* Begin Entries *
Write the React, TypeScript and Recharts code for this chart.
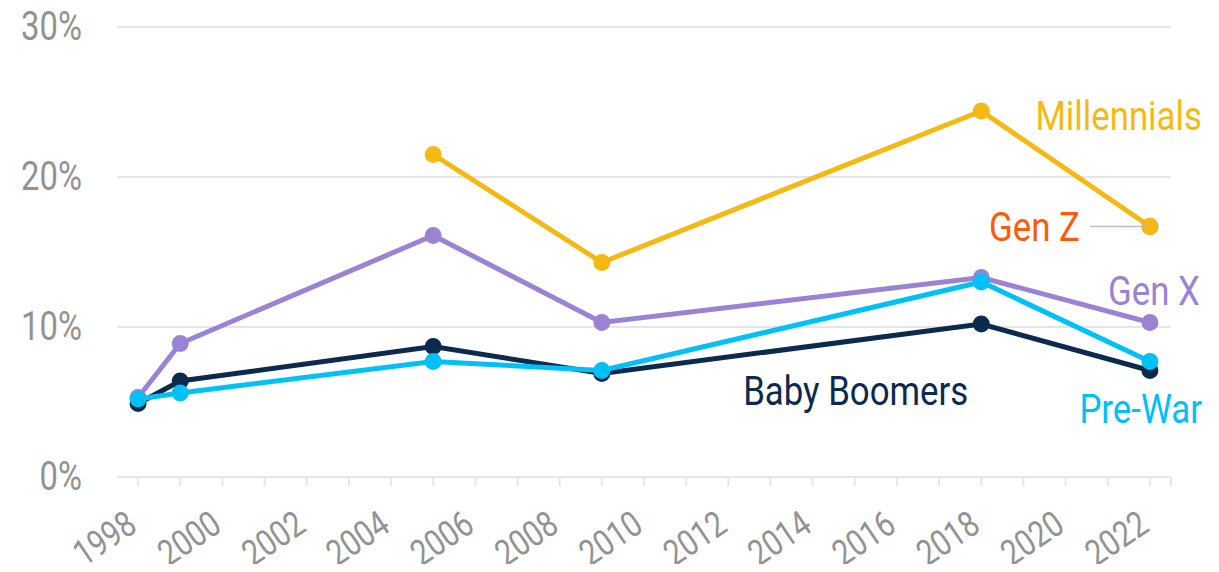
import React from 'react';
import { LineChart, Line, XAxis, YAxis, CartesianGrid, LabelList } from 'recharts';

const years = [1998, 1999, 2005, 2009, 2018, 2022];
const millennials = [null, null, 21.5, 14.3, 24.4, 16.7];
const genZ = [null, null, null, null, null, 16.7];
const genX = [5.3, 8.9, 16.1, 10.3, 13.3, 10.3];
const babyBoomers = [4.9, 6.4, 8.7, 6.9, 10.2, 7.1];
const preWar = [5.2, 5.6, 7.7, 7.1, 13.0, 7.7];

const xTicks = [1998, 1999, 2000, 2001, 2002, 2003, 2004, 2005, 2006, 2007, 2008, 2009, 2010,
  2011, 2012, 2013, 2014, 2015, 2016, 2017, 2018, 2019, 2020, 2021, 2022, 2022.5];
const yTicks = [0, 10, 20, 30];

const data = years.map((year, i) => ({
  year,
  millennials: millennials[i],
  genZ: genZ[i],
  genX: genX[i],
  babyBoomers: babyBoomers[i],
  preWar: preWar[i],
}));

const FONT = 'Roboto, "DejaVu Sans Condensed", sans-serif';
const SQUEEZE = 0.82; // fake a condensed face
const GRID = '#e6e6e6';
const TEXT = '#929292';

const C = {
  millennials: '#F5B914',
  genZ: '#FF5A0A',
  genX: '#9B83D3',
  babyBoomers: '#0B2A4E',
  preWar: '#00C1F7',
};

const XTick = (props: any) => {
  const { x, y, payload } = props;
  const v = payload.value;
  if (v % 2 !== 0) return null;
  return (
    <g transform={`translate(${x + 1},${y + 38})`}>
      <text transform={`rotate(-34) scale(${SQUEEZE},1)`} textAnchor="end" fill={TEXT}
        fontSize={36} fontFamily={FONT}>
        {v}
      </text>
    </g>
  );
};

const YTick = (props: any) => {
  const { x, y, payload } = props;
  return (
    <text transform={`translate(${x},${y + 13}) scale(${SQUEEZE},1)`} textAnchor="end"
      fill={TEXT} fontSize={40} fontFamily={FONT}>
      {`${payload.value}%`}
    </text>
  );
};

// draws the series name next to one chosen point
const seriesLabel = (text: string, color: string, at: number, dx: number, dy: number, leader = false) =>
  (props: any) => {
    const { x, y, index } = props;
    if (index !== at || x == null || y == null) return null;
    return (
      <g>
        {leader && <line x1={x - 60} y1={y} x2={x - 2} y2={y} stroke="#bdbdbd" strokeWidth={1.5} />}
        <text transform={`translate(${x + dx},${y + dy}) scale(0.87,1)`} textAnchor="end"
          fill={color} fontSize={40} fontFamily={FONT}>
          {text}
        </text>
      </g>
    );
  };

export default function App() {
  const last = years.length - 1;
  return (
    <div style={{ width: 1203, height: 556 }}>
      <style>{'.recharts-surface { overflow: visible; }'}</style>
      <LineChart
        width={1203}
        height={556}
        data={data}
        margin={{ top: 19, right: 40, bottom: 0, left: 0 }}
        style={{ fontFamily: FONT, overflow: 'visible' }}
      >
        <CartesianGrid vertical={false} stroke={GRID} strokeWidth={2} />
        <XAxis
          dataKey="year"
          type="number"
          domain={[1997.5, 2022.5]}
          ticks={xTicks}
          interval={0}
          height={87}
          axisLine={{ stroke: GRID, strokeWidth: 2 }}
          tickLine={{ stroke: GRID, strokeWidth: 2 }}
          tickSize={9}
          tickMargin={6}
          tick={<XTick />}
        />
        <YAxis
          type="number"
          domain={[0, 30]}
          ticks={yTicks}
          width={109}
          axisLine={false}
          tickLine={false}
          tickSize={0}
          tickMargin={35}
          tick={<YTick />}
        />
        <Line dataKey="genZ" stroke={C.genZ} strokeWidth={5} isAnimationActive={false}
          dot={{ r: 6, fill: C.genZ, stroke: C.genZ }}>
          <LabelList content={seriesLabel('Gen Z', C.genZ, last, -70, 14, true)} />
        </Line>
        <Line dataKey="genX" stroke={C.genX} strokeWidth={5} isAnimationActive={false}
          dot={{ r: 6, fill: C.genX, stroke: C.genX }}>
          <LabelList content={seriesLabel('Gen X', C.genX, last, 50, -18)} />
        </Line>
        <Line dataKey="babyBoomers" stroke={C.babyBoomers} strokeWidth={5} isAnimationActive={false}
          dot={{ r: 6, fill: C.babyBoomers, stroke: C.babyBoomers }}>
          <LabelList content={seriesLabel('Baby Boomers', C.babyBoomers, 4, -13, 81)} />
        </Line>
        <Line dataKey="preWar" stroke={C.preWar} strokeWidth={5} isAnimationActive={false}
          dot={{ r: 6, fill: C.preWar, stroke: C.preWar }}>
          <LabelList content={seriesLabel('Pre-War', C.preWar, last, 52, 61)} />
        </Line>
        <Line dataKey="millennials" stroke={C.millennials} strokeWidth={5} isAnimationActive={false}
          dot={{ r: 6, fill: C.millennials, stroke: C.millennials }}>
          <LabelList content={seriesLabel('Millennials', C.millennials, last, 52, -97)} />
        </Line>
      </LineChart>
    </div>
  );
}
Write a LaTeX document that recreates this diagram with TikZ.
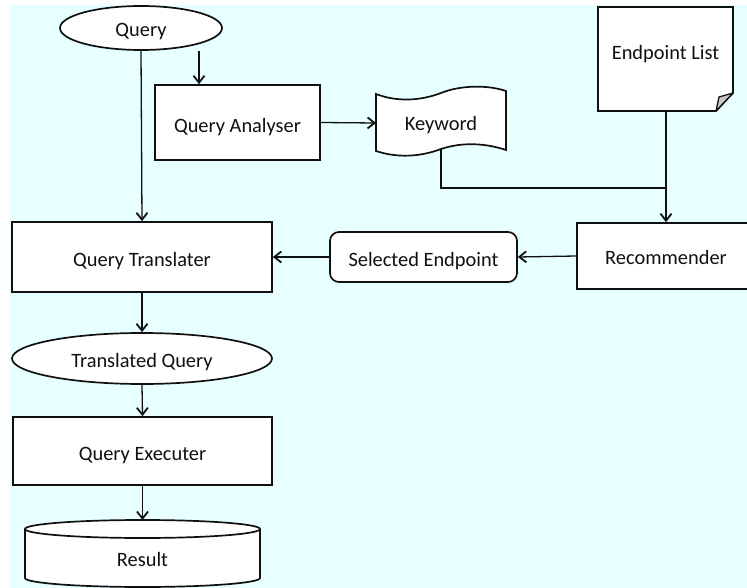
\documentclass[tikz,border=0pt]{standalone}
\usepackage{fontspec}
\setmainfont{Carlito}
\usetikzlibrary{arrows.meta,shapes.geometric}
\definecolor{bgcyan}{HTML}{E8FFFF}
\definecolor{inkc}{HTML}{101010}
\definecolor{foldgray}{HTML}{C8C8C8}
\tikzset{
  txt/.style={text=inkc, font=\fontsize{20.4}{24}\selectfont, text height=19pt, text depth=1pt},
  box/.style={txt, draw=inkc, fill=white, line width=1.7pt, inner sep=0pt},
  rbox/.style={box, rectangle},
  obox/.style={box, ellipse},
  plain/.style={txt, inner sep=0pt},
  shapeline/.style={draw=inkc, fill=white, line width=1.7pt},
  conn/.style={draw=inkc, line width=1.3pt},
  flow/.style={conn, -{Straight Barb[length=7pt, width=11pt, line width=1.8pt]}},
}
\begin{document}
\begin{tikzpicture}[x=1pt, y=-1pt]
  \useasboundingbox (0,0) rectangle (747,588);
  \fill[bgcyan] (10,5) rectangle (747,588);

  % simple boxes and terminators
  \node[obox, minimum width=162pt, minimum height=44pt] (query) at (141,28) {Query};
  \node[rbox, text height=22pt, minimum width=165pt, minimum height=75pt] (analyser) at (237.5,122.5) {Query Analyser};
  \node[rbox, minimum width=178pt, minimum height=66pt] (recommender) at (666,256) {Recommender};
  \node[rbox, rounded corners=9pt, minimum width=187pt, minimum height=50pt] (selected) at (423.5,257) {Selected Endpoint};
  \node[rbox, minimum width=260pt, minimum height=70pt] (translater) at (142,257) {Query Translater};
  \node[obox, minimum width=260pt, minimum height=51pt] (transq) at (142,358.5) {Translated Query};
  \node[rbox, minimum width=259pt, minimum height=68pt] (executer) at (142.5,451) {Query Executer};

  % punched tape: Keyword
  \path[shapeline] (376,94) .. controls (397,102) and (420,101) .. (441,93)
        .. controls (458,86) and (485,84) .. (506,91)
        -- (506,150) .. controls (485,143) and (462,142) .. (441,149)
        .. controls (420,157) and (397,158) .. (376,151) -- cycle;
  \node[plain] (keyword) at (441,122) {Keyword};
  \coordinate (kwL) at (376,123);
  \coordinate (kwB) at (441,149);

  % document with folded corner: Endpoint List
  \path[shapeline] (598,7) -- (733,7) -- (733,93) -- (716,111) -- (598,111) -- cycle;
  \path[draw=inkc, fill=foldgray, line width=1.3pt, line join=round]
        (733,93) -- (719,97) -- (716,111) -- cycle;
  \node[plain] (eplist) at (665.5,51) {Endpoint List};
  \coordinate (epB) at (666,111);

  % database cylinder: Result (y grows downwards here)
  \path[shapeline] (25,529) -- (25,578)
        arc[start angle=180, end angle=0, x radius=117.5, y radius=9]
        -- (260,529)
        arc[start angle=0, end angle=-180, x radius=117.5, y radius=9] -- cycle;
  \draw[inkc, line width=1.7pt] (25,529) arc[start angle=180, end angle=0, x radius=117.5, y radius=9];
  \node[plain] (result) at (142.5,557.5) {Result};
  \coordinate (resTop) at (142.5,520);

  % connectors
  \draw[flow] (query.south) -- (translater.north);
  \draw[flow] (query.south -| 199,0) -- (analyser.north -| 199,0);
  \draw[flow] (analyser.east) -- (kwL);
  \coordinate (join) at (666,188);
  \draw[conn] (kwB) -- (kwB |- join) -- (join);
  \draw[flow] (epB) -- (recommender.north);
  \draw[flow] (recommender.west) -- (selected.east);
  \draw[flow] (selected.west) -- (translater.east);
  \draw[flow] (translater.south) -- (transq.north);
  \draw[flow] (transq.south) -- (executer.north);
  \draw[flow] (executer.south) -- (resTop);
\end{tikzpicture}
\end{document}
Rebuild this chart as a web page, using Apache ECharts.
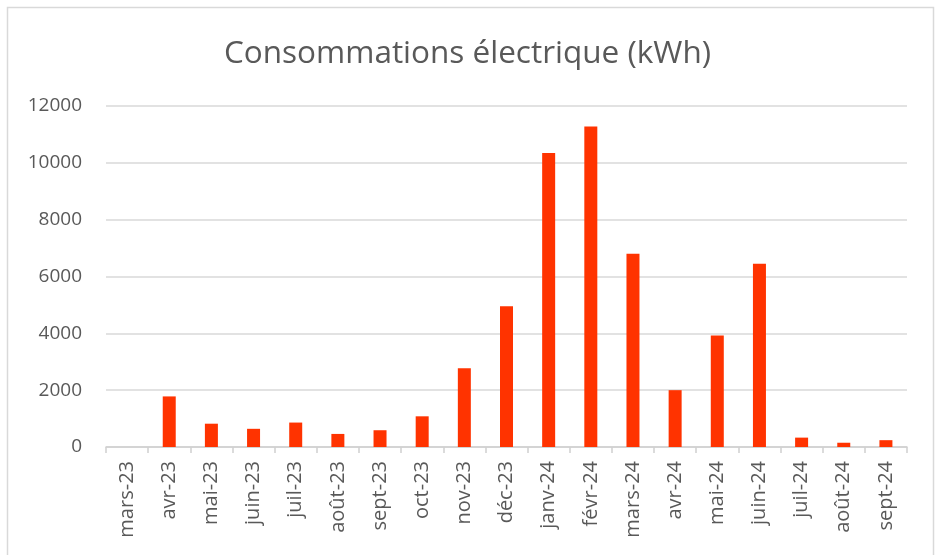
<!DOCTYPE html>
<html>
<head>
<meta charset="utf-8">
<script src="https://cdn.jsdelivr.net/npm/echarts@6/dist/echarts.min.js"></script>
<style>
html,body{margin:0;padding:0;background:#fff;}
#chart{width:935px;height:555px;}
</style>
</head>
<body>
<div id="chart"></div>
<script>
const titleText = 'Consommations électrique (kWh)';
const categories = ['mars-23','avr-23','mai-23','juin-23','juil-23','août-23','sept-23','oct-23','nov-23','déc-23','janv-24','févr-24','mars-24','avr-24','mai-24','juin-24','juil-24','août-24','sept-24'];
const consumption = [0, 1780, 820, 640, 860, 460, 590, 1080, 2770, 4950, 10350, 11280, 6800, 2000, 3920, 6450, 330, 150, 240];
const yMin = 0, yMax = 12000, yStep = 2000;

const chart = echarts.init(document.getElementById('chart'));
chart.setOption({
  animation: false,
  backgroundColor: '#ffffff',
  graphic: [{
    type: 'rect', silent: true, z: -1,
    shape: { x: 7.5, y: 7.5, width: 926, height: 560 },
    style: { fill: 'none', stroke: '#d9d9d9', lineWidth: 1.5 }
  }],
  title: {
    text: titleText,
    left: 'center',
    top: 33,
    textStyle: { fontFamily: 'Open Sans', fontWeight: 'normal', fontSize: 31.5, color: '#595959' }
  },
  grid: { left: 106, right: 28, top: 106, bottom: 108, containLabel: false },
  xAxis: {
    type: 'category',
    data: categories,
    axisLine: { lineStyle: { color: '#d0d0d0', width: 1.5 } },
    axisTick: { show: true, length: 6, lineStyle: { color: '#d0d0d0', width: 1.5 } },
    axisLabel: { rotate: 90, margin: 14, color: '#595959', fontFamily: 'Open Sans', fontSize: 20 }
  },
  yAxis: {
    type: 'value',
    min: yMin, max: yMax, interval: yStep,
    axisLine: { show: false },
    axisTick: { show: false },
    axisLabel: { margin: 24, color: '#595959', fontFamily: 'Open Sans', fontSize: 19, formatter: v => String(v) },
    splitLine: { lineStyle: { color: '#d9d9d9', width: 1.5 } }
  },
  series: [{
    type: 'bar',
    data: consumption,
    barWidth: 13,
    itemStyle: { color: '#FF3300' }
  }]
});
</script>
</body>
</html>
* End Entries *
→ **What you need to do**:
Reproduce exactly the run of lines that opens the listing and closes with the line holding "YAxis, CartesianGrid, LabelList". Pictures are excluded.

→ **Right answer**:
Write the React, TypeScript and Recharts code for this chart.
import React from 'react';
import { LineChart, Line, XAxis, YAxis, CartesianGrid, LabelList } from 'recharts';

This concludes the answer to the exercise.